Ketika melihat foto-foto kuno dari abad ke-19 hingga awal abad ke-20, kita sering menemukan wajah-wajah dengan ekspresi serius, kaku, bahkan terkesan muram. Sangat jarang terlihat orang tersenyum lebar seperti pada foto-foto masa kini. Hal ini menimbulkan pertanyaan menarik: mengapa orang di masa lalu jarang tersenyum dalam foto? Dan kapan senyum mulai menjadi ekspresi umum dalam dunia fotografi?
1. Fotografi Awal dan Proses yang Rumit
Pada abad ke-19, teknologi fotografi masih sangat baru. Kamera menggunakan metode daguerreotype atau wet plate collodion yang membutuhkan waktu pencahayaan sangat lama, bisa antara 30 detik hingga beberapa menit.
Membayangkan tersenyum selama itu tentu tidak mudah rahang bisa pegal, bibir bisa kaku, dan hasilnya justru tampak aneh. Karena itulah, kebanyakan orang memilih ekspresi wajah netral atau serius agar lebih mudah dipertahankan sepanjang proses pemotretan.
2. Tradisi Potret Serius yang Dipengaruhi Lukisan
Sebelum ada fotografi, orang kaya atau bangsawan biasa mengabadikan dirinya melalui lukisan potret. Dalam tradisi seni lukis Eropa, ekspresi serius dianggap lebih anggun, berwibawa, dan berkesan abadi.
Saat fotografi muncul, kebiasaan itu terbawa. Orang memandang foto sebagai sesuatu yang sangat berharga bahkan bisa jadi satu-satunya kenangan visual sepanjang hidup. Karena itu, mereka ingin tampil seanggun mungkin, bukan dengan senyum lebar yang mungkin dianggap remeh atau kurang pantas.
3. Masalah Gigi dan Estetika
Senyum memperlihatkan gigi, sementara di masa lalu kesehatan gigi jauh dari standar modern. Banyak orang kehilangan gigi, memiliki gigi kuning, atau berlubang sejak muda. Menunjukkan senyum lebar dianggap memalukan atau tidak sopan, sehingga mereka memilih ekspresi tertutup.
4. Simbol Status Sosial dan Keseriusan
Pada abad ke-19, fotografi bukan hal murah. Hanya kalangan tertentu yang mampu membayar jasa fotografer profesional. Foto menjadi simbol status sosial yang serius seperti lambang kedudukan atau identitas keluarga. Karena itu, ekspresi formal lebih dihargai daripada senyum yang dianggap tidak resmi.

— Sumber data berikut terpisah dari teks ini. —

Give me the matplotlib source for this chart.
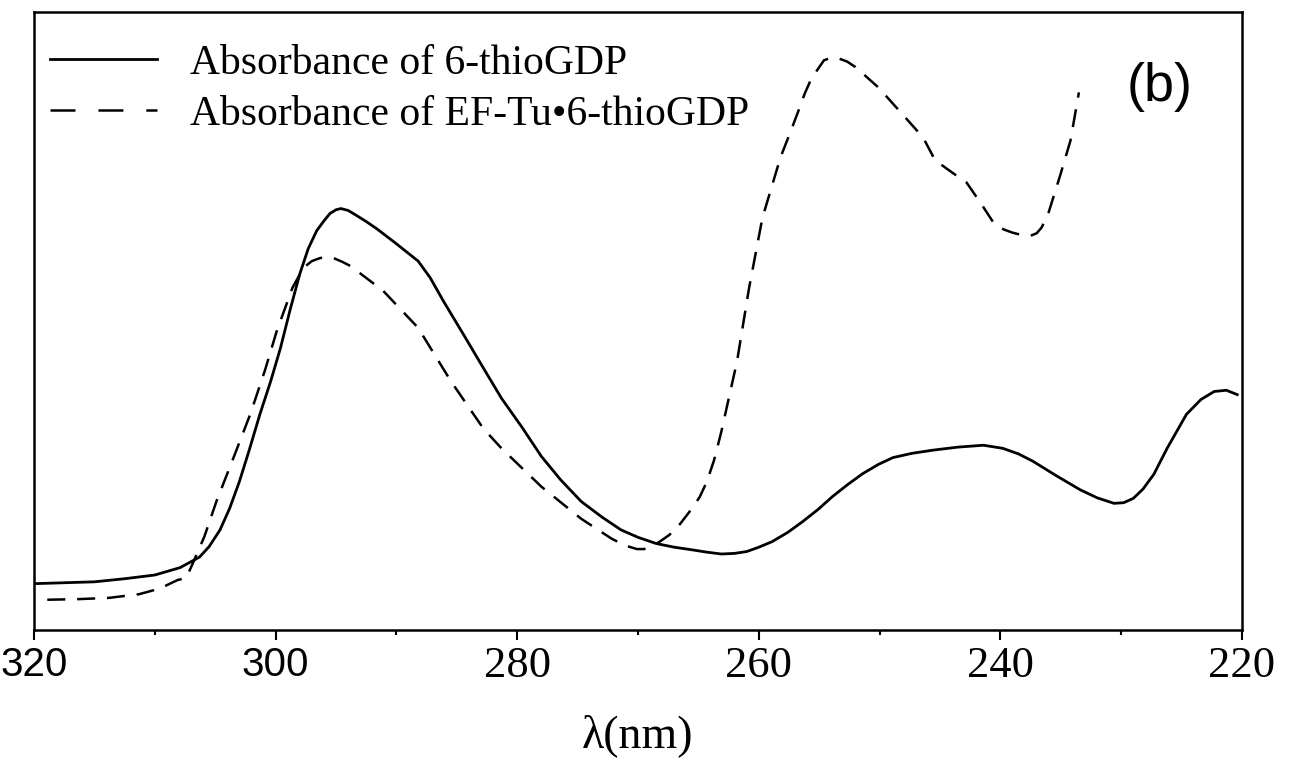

5. Perubahan Zaman: Munculnya Senyum di Foto
Perubahan mulai terjadi pada awal abad ke-20. Beberapa faktor yang memengaruhi antara lain:
- Teknologi kamera semakin cepat: Proses pencahayaan menjadi singkat, cukup sepersekian detik, sehingga orang lebih leluasa menampilkan ekspresi alami.
- Kebudayaan populer: Iklan, majalah, dan film Hollywood memperkenalkan senyum sebagai simbol kebahagiaan dan daya tarik. Aktris dan aktor tersenyum di depan kamera, menjadi tren yang ditiru masyarakat.
- Perubahan pandangan sosial: Foto tidak lagi sekadar benda formal, melainkan media kenangan keluarga, momen pernikahan, atau perjalanan. Senyum dianggap lebih hangat dan menyenangkan untuk dikenang.
6. Senyum sebagai Norma Modern
Pada pertengahan abad ke-20, terutama setelah era kamera Kodak yang praktis dan murah, senyum menjadi norma baru dalam fotografi. Iklan-iklan bahkan mendorong orang untuk “Say Cheese!” ketika difoto. Sejak saat itu, tersenyum dalam foto dianggap tanda kebahagiaan, keramahan, dan keaslian.
Kini, senyum di foto seolah menjadi kewajiban. Meski begitu, foto-foto kuno dengan ekspresi serius tetap memiliki daya tarik tersendiri, menghadirkan kesan misterius dan elegan yang tidak dimiliki oleh foto modern.
Kesimpulan
Senyum dalam foto ternyata bukan sesuatu yang otomatis ada sejak awal sejarah fotografi. Ia lahir dari kombinasi antara perkembangan teknologi, perubahan budaya, dan pergeseran pandangan sosial. Jika foto kuno identik dengan ekspresi serius, maka foto modern justru identik dengan senyum ceria.
Dari ekspresi kaku menjadi tawa yang abadi, perjalanan senyum dalam fotografi menunjukkan bahwa setiap gambar bukan hanya sekadar wajah, melainkan juga cermin perubahan zaman.